NEW COMPANY FOR MASS-MARKET ARTWORKS
Larry Mangel, who launched Bozart in 1996 and went on to produce a succession of popular and successful artist-made multiples (including Allan McCollums "Thanks" paperweights and the "Kaleidoscope" dollhouse made by Laurie Simmons and Peter Wheelwright), has now moved on to a new venture called Cerealart. Products of the Philadelphia-based company range from a "flip clock" by Yoshitomo Nara with 84 original drawings, one for each hour and each minute ($200), to a girls t-shirt in silver-gray by Ryan McGinness ($30), with a silhouette of three Elvises taken from the Andy Warhol painting. One item has already proved irresistible to collectors -- the Takashi Murakami Soccer Ball, covered with the artists trademark grinning flowers, has sold out at $400 a pop.
TREMAINE AWARD TO BRONX, KEMPER MUSEUMS
The 2004 Emily Hall Tremaine Exhibition Award has gone to the Bronx Museum of the Arts for "Street Art, Street Life," curated by Lydia Yee, and the Mildred Lane Kemper Art Museum at Washington University in St. Louis for "Reality Bites: Making Avant-Garde Art in Post-Wall Germany," curated by Sabine Eckmann.
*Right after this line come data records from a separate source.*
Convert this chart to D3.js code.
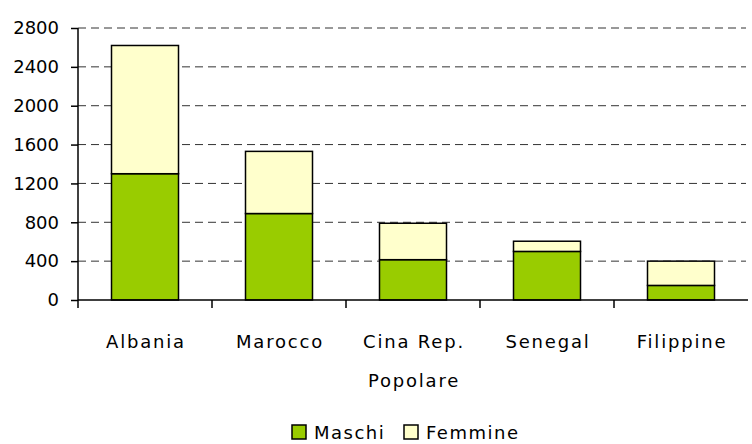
<!DOCTYPE html>
<html>
<head>
<meta charset="utf-8">
<script src="https://cdn.jsdelivr.net/npm/d3@7"></script>
<style>
  body { margin: 0; background: #fff; }
  svg text { font-family: "Century Gothic", "DejaVu Sans", sans-serif; fill: #000; }
</style>
</head>
<body>
<div id="chart"></div>
<script>
const categories = ["Albania", "Marocco", "Cina Rep. Popolare", "Senegal", "Filippine"];
const maschi = [1300, 890, 415, 500, 150];
const femmine = [1320, 640, 375, 105, 250];
const yTicks = [0, 400, 800, 1200, 1600, 2000, 2400, 2800];
const seriesNames = ["Maschi", "Femmine"];
const colors = ["#99cc00", "#ffffcc"];

const W = 752, H = 444;
const margin = { left: 78, top: 28, right: 4, bottom: 144 };
const height = H - margin.top - margin.bottom;

const svg = d3.select("#chart").append("svg")
  .attr("width", W).attr("height", H);
const g = svg.append("g")
  .attr("transform", "translate(" + margin.left + "," + margin.top + ")");

const x = d3.scaleBand().domain(categories).range([0, 670]).paddingInner(0.5).paddingOuter(0.25);
const y = d3.scaleLinear().domain([0, 2800]).range([height, 0]);

// grid lines
g.selectAll("line.grid")
  .data(yTicks.filter(d => d > 0))
  .enter().append("line")
  .attr("class", "grid")
  .attr("x1", 0).attr("x2", 668)
  .attr("y1", d => y(d)).attr("y2", d => y(d))
  .attr("stroke", "#333").attr("stroke-width", 1)
  .attr("stroke-dasharray", "8,5");

// stacked bars
const stack = categories.map((c, i) => ({ cat: c, m: maschi[i], f: femmine[i] }));
const bars = g.selectAll("g.bar").data(stack).enter().append("g");
bars.append("rect")
  .attr("x", d => x(d.cat)).attr("width", x.bandwidth())
  .attr("y", d => y(d.m)).attr("height", d => y(0) - y(d.m))
  .attr("fill", colors[0]).attr("stroke", "#000").attr("stroke-width", 1.5);
bars.append("rect")
  .attr("x", d => x(d.cat)).attr("width", x.bandwidth())
  .attr("y", d => y(d.m + d.f)).attr("height", d => y(d.m) - y(d.m + d.f))
  .attr("fill", colors[1]).attr("stroke", "#000").attr("stroke-width", 1.5);

// y axis
const yAxis = g.append("g")
  .call(d3.axisLeft(y).tickValues(yTicks).tickSize(7).tickPadding(12).tickFormat(d3.format("d")));
yAxis.select(".domain").attr("d", "M0," + (height + 8) + "V0").attr("stroke", "#000").attr("stroke-width", 1.5);
yAxis.selectAll(".tick line").attr("stroke", "#000").attr("stroke-width", 1.5);
yAxis.selectAll("text").style("font-size", "18px").attr("font-family", null);

// x axis
const step = x.step();
g.append("line")
  .attr("x1", 0).attr("x2", 670).attr("y1", height).attr("y2", height)
  .attr("stroke", "#000").attr("stroke-width", 1.5);
g.selectAll("line.xt")
  .data(categories.slice(1))
  .enter().append("line")
  .attr("x1", d => x(d) - step * 0.25).attr("x2", d => x(d) - step * 0.25)
  .attr("y1", height).attr("y2", height + 8)
  .attr("stroke", "#000").attr("stroke-width", 1.5);

// category labels
const labels = g.selectAll("text.cat").data(categories).enter().append("text")
  .attr("text-anchor", "middle")
  .attr("y", height + 48)
  .style("font-size", "18px")
  .style("letter-spacing", "1.8px");
labels.each(function (d) {
  const t = d3.select(this);
  const parts = d === "Cina Rep. Popolare" ? ["Cina Rep.", "Popolare"] : [d];
  parts.forEach((p, i) => {
    t.append("tspan").attr("x", x(d) + x.bandwidth() / 2 + 1).attr("dy", i === 0 ? 0 : 39).text(p);
  });
});

// legend
const legend = svg.append("g").attr("transform", "translate(292,425)");
const legendX = [0, 112];
seriesNames.forEach((s, i) => {
  legend.append("rect")
    .attr("x", legendX[i]).attr("y", 0).attr("width", 14).attr("height", 14)
    .attr("fill", colors[i]).attr("stroke", "#000").attr("stroke-width", 1.5);
  legend.append("text")
    .attr("x", legendX[i] + 22).attr("y", 14)
    .style("font-size", "18px")
    .style("letter-spacing", "1.5px")
    .text(s);
});
</script>
</body>
</html>
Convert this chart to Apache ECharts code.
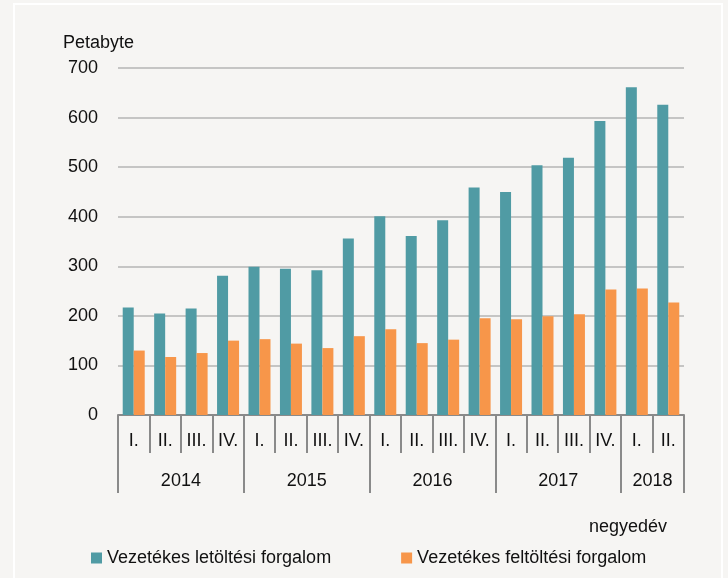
<!DOCTYPE html>
<html>
<head>
<meta charset="utf-8">
<script src="https://cdn.jsdelivr.net/npm/echarts@6/dist/echarts.min.js"></script>
<style>
html,body{margin:0;padding:0;background:#f6f5f3;}
#c{width:728px;height:578px;}
</style>
</head>
<body>
<div id="c"></div>
<script>
const quarters = ['I.','II.','III.','IV.','I.','II.','III.','IV.','I.','II.','III.','IV.','I.','II.','III.','IV.','I.','II.'];
const years = ['2014','2015','2016','2017','2018'];
const yearBounds = [0,4,8,12,16,18];
const yearCenters = [2,6,10,14,17];
const download = [217,205,215,281,299,295,292,356,401,361,393,459,450,504,519,593,661,626];
const upload = [130,117,125,150,153,144,135,159,173,145,152,195,193,199,203,253,255,227];
const seriesNames = ['Vezetékes letöltési forgalom','Vezetékes feltöltési forgalom'];
const yTicks = {min:0,max:700,interval:100};

const FONT = '"Liberation Sans Narrow","Arial Narrow","Liberation Sans",Arial,sans-serif';
const FS = 18;
const TXT = '#111111';
const AX = '#8a8a8a';

const chart = echarts.init(document.getElementById('c'), null, {renderer:'canvas'});
chart.setOption({
  backgroundColor:'#f6f5f3',
  animation:false,
  textStyle:{fontFamily:FONT},
  graphic:[{
    type:'polyline',
    shape:{points:[[14,590],[14,4],[722,4],[722,590]]},
    style:{stroke:'#ffffff',lineWidth:2,fill:null},
    silent:true
  }],
  title:[
    {text:'Petabyte',left:58,top:29,textStyle:{fontFamily:FONT,fontSize:FS,fontWeight:'normal',color:TXT}},
    {text:'negyedév',right:56,top:513,textStyle:{fontFamily:FONT,fontSize:FS,fontWeight:'normal',color:TXT}}
  ],
  legend:{
    left:86,top:544,width:630,itemWidth:11,itemHeight:11,itemGap:70,
    textStyle:{fontFamily:FONT,fontSize:FS,color:TXT},
    icon:'rect',
    data:seriesNames
  },
  grid:{left:118,right:44,top:68,bottom:163,containLabel:false},
  xAxis:[{
    type:'category',
    data:quarters,
    boundaryGap:true,
    axisLine:{show:true,lineStyle:{color:AX,width:2}},
    axisTick:{show:true,interval:0,length:38,lineStyle:{color:AX,width:2}},
    axisLabel:{interval:0,margin:17,fontFamily:FONT,fontSize:FS,color:TXT},
    splitLine:{show:false}
  },{
    type:'value',
    position:'bottom',
    min:0,max:18,
    axisLine:{show:false},
    axisTick:{show:true,customValues:yearBounds,length:78,lineStyle:{color:AX,width:2}},
    axisLabel:{show:true,customValues:yearCenters,margin:57,fontFamily:FONT,fontSize:FS,color:TXT,
      formatter:function(v){const i=yearCenters.indexOf(v);return i>=0?years[i]:'';}},
    splitLine:{show:false}
  }],
  yAxis:{
    type:'value',
    min:yTicks.min,max:yTicks.max,interval:yTicks.interval,
    axisLine:{show:false},
    axisTick:{show:false},
    axisLabel:{margin:20,fontFamily:FONT,fontSize:FS,color:TXT},
    splitLine:{lineStyle:{color:'#b4b4b4',width:1.5}}
  },
  series:[{
    name:seriesNames[0],type:'bar',data:download,barWidth:11,barGap:'0%',
    itemStyle:{color:'#509ba4'}
  },{
    name:seriesNames[1],type:'bar',data:upload,barWidth:11,barGap:'0%',
    itemStyle:{color:'#f7964a'}
  }]
});
</script>
</body>
</html>
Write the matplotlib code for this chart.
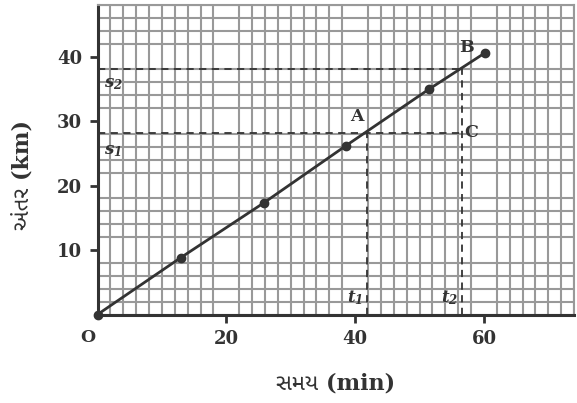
import matplotlib.pyplot as plt
import numpy as np

# Datos (tiempo en min, distancia en km)
tiempo = [0, 12.9, 25.8, 38.6, 51.4, 60.2]
distancia = [0, 8.8, 17.3, 26.2, 34.9, 40.6]

x_ticks = [20, 40, 60]
y_ticks = [10, 20, 30, 40]

t1, s1 = 41.8, 28.2
t2, s2 = 56.6, 38.0

plt.rcParams['mathtext.fontset'] = 'custom'
plt.rcParams['mathtext.it'] = 'DejaVu Serif:italic:bold'
plt.rcParams['mathtext.rm'] = 'DejaVu Serif:italic:bold'

gu_fonts = ['DejaVu Serif', 'Noto Sans Gujarati', 'Noto Serif Gujarati', 'Lohit Gujarati']

fig = plt.figure(figsize=(5.77, 4.03), dpi=100)
ax = fig.add_axes([0.169, 0.2196, 0.826, 0.768])

ax.set_xlim(0, 74)
ax.set_ylim(0, 48)

# papel cuadriculado
ax.set_xticks(np.arange(0, 75, 2), minor=True)
ax.set_yticks(np.arange(0, 49, 2), minor=True)
ax.grid(which='minor', color='#999999', lw=1.5)
ax.tick_params(which='minor', length=0)

ax.set_xticks(x_ticks)
ax.set_yticks(y_ticks)
ax.tick_params(which='major', length=6, width=2, color='#333333', pad=5)
for lab in ax.get_xticklabels() + ax.get_yticklabels():
    lab.set_fontfamily('DejaVu Serif')
    lab.set_fontweight('bold')
    lab.set_fontsize(13)
    lab.set_color('#333333')

for s in ['top', 'right']:
    ax.spines[s].set_color('#999999')
    ax.spines[s].set_linewidth(1.5)
for s in ['left', 'bottom']:
    ax.spines[s].set_color('#333333')
    ax.spines[s].set_linewidth(2.2)

# linea recta y puntos
ax.plot(tiempo, distancia, color='#333333', lw=2, marker='o', ms=6, clip_on=False, zorder=5)

# lineas punteadas
dash = dict(color='#333333', lw=1.3, ls=(0, (4, 3)), zorder=4)
ax.plot([0, t2], [s1, s1], **dash)
ax.plot([t1, t1], [0, s1], **dash)
ax.plot([0, t2], [s2, s2], **dash)
ax.plot([t2, t2], [0, s2], **dash)

lbl = dict(fontfamily='DejaVu Serif', fontweight='bold', color='#333333', fontsize=12.5)
ax.text(t1 - 1.6, s1 + 1.2, 'A', ha='center', va='bottom', **lbl)
ax.text(t2 + 0.4, s1, 'C', ha='left', va='center', **lbl)
ax.text(57.3, 41.4, 'B', ha='center', va='center', **lbl)
ax.text(-1.5, -2.3, 'O', ha='center', va='top', clip_on=False, **lbl)

ital = dict(color='#333333', fontsize=12)
ax.text(1, 25.5, r'$s_1$', ha='left', va='center', **ital)
ax.text(1, 35.9, r'$s_2$', ha='left', va='center', **ital)
ax.text(t1 - 0.6, 2.6, r'$t_1$', ha='right', va='center', **ital)
ax.text(t2 - 0.6, 2.6, r'$t_2$', ha='right', va='center', **ital)

ax.set_xlabel('સમય (min)', family=gu_fonts, fontweight='bold', fontsize=16,
              color='#333333', labelpad=18)
ax.set_ylabel('અંતર (km)', family=gu_fonts, fontweight='bold', fontsize=16,
              color='#333333', labelpad=16)
ax.yaxis.set_label_coords(-0.135, 0.45)

fig.savefig('out.png', dpi=100)
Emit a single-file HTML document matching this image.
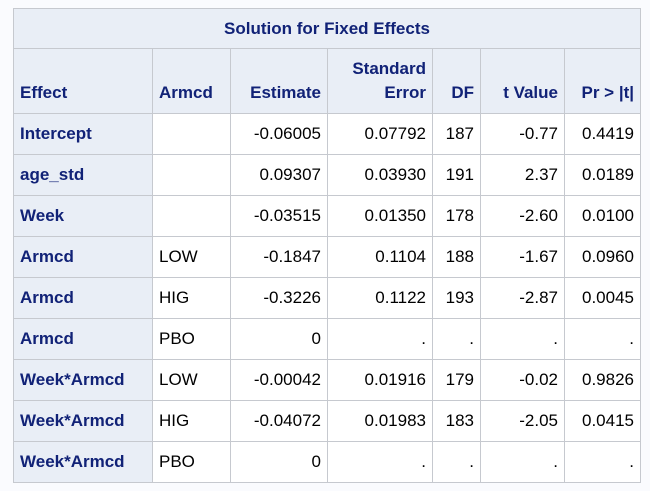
<!DOCTYPE html>
<html><head><meta charset="utf-8"><style>
html,body{margin:0;padding:0;background:#fafbfe;width:650px;height:491px;overflow:hidden}
table{position:absolute;left:13px;top:8px;border-collapse:collapse;font-family:"Liberation Sans",Arial,sans-serif;font-size:17px;color:#000;table-layout:fixed}
td,th{border:1px solid #c6c9cf;padding:0 6px;height:40px;white-space:nowrap;box-sizing:border-box;overflow:hidden}
th{background:#e9eef6;color:#112277;font-weight:bold}
.t th{height:40px;text-align:center}
.h th{height:65px;vertical-align:bottom;padding-bottom:8px;line-height:24px;text-align:right}
.h th.l{text-align:left}
td{background:#fff;text-align:right}
td.l{text-align:left}
th.rh{text-align:left}
tr.r td,tr.r th{height:41px}
</style></head><body>
<table>
<colgroup><col style="width:139px"><col style="width:78px"><col style="width:97px"><col style="width:105px"><col style="width:48px"><col style="width:84px"><col style="width:76px"></colgroup>
<tr class="t"><th colspan="7">Solution for Fixed Effects</th></tr>
<tr class="h"><th class="l">Effect</th><th class="l">Armcd</th><th>Estimate</th><th>Standard<br>Error</th><th>DF</th><th>t Value</th><th>Pr &gt; |t|</th></tr>
<tr class="r"><th class="rh">Intercept</th><td class="l"></td><td>-0.06005</td><td>0.07792</td><td>187</td><td>-0.77</td><td>0.4419</td></tr>
<tr class="r"><th class="rh">age_std</th><td class="l"></td><td>0.09307</td><td>0.03930</td><td>191</td><td>2.37</td><td>0.0189</td></tr>
<tr class="r"><th class="rh">Week</th><td class="l"></td><td>-0.03515</td><td>0.01350</td><td>178</td><td>-2.60</td><td>0.0100</td></tr>
<tr class="r"><th class="rh">Armcd</th><td class="l">LOW</td><td>-0.1847</td><td>0.1104</td><td>188</td><td>-1.67</td><td>0.0960</td></tr>
<tr class="r"><th class="rh">Armcd</th><td class="l">HIG</td><td>-0.3226</td><td>0.1122</td><td>193</td><td>-2.87</td><td>0.0045</td></tr>
<tr class="r"><th class="rh">Armcd</th><td class="l">PBO</td><td>0</td><td>.</td><td>.</td><td>.</td><td>.</td></tr>
<tr class="r"><th class="rh">Week*Armcd</th><td class="l">LOW</td><td>-0.00042</td><td>0.01916</td><td>179</td><td>-0.02</td><td>0.9826</td></tr>
<tr class="r"><th class="rh">Week*Armcd</th><td class="l">HIG</td><td>-0.04072</td><td>0.01983</td><td>183</td><td>-2.05</td><td>0.0415</td></tr>
<tr class="r"><th class="rh">Week*Armcd</th><td class="l">PBO</td><td>0</td><td>.</td><td>.</td><td>.</td><td>.</td></tr>
</table>
</body></html>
Both institutions receive $125,000; the shows go on view in 2006 and 2007.
ARTHOUSE PRIZE IN TEXAS
The Arthouse art center in Austin, Texas, has announced plans for a new $30,000 Arthouse Texas Prize, to be awarded every two years to a promising Texas artist starting in 2005. The prize jury, which is making its selection from nominated candidates (not open submissions), includes freelance critic and curator Dave Hickey and Whitney Museum curator Shamim Momin.
NEW CONTEMPORARY CURATOR IN MADISON
The Madison (Wis.) Museum of Contemporary Art has named Jane Simon as curator of exhibitions, in charge of programming the museums new Overture Center for the Arts as well as off-site exhibitions. An independent curator based in New York, Simon has organized "Mirror Mirror" (2002-03) and "Yankee Remix: Artists Take on New England" (2003-04), both at the Massachusetts Museum of Contemporary Art.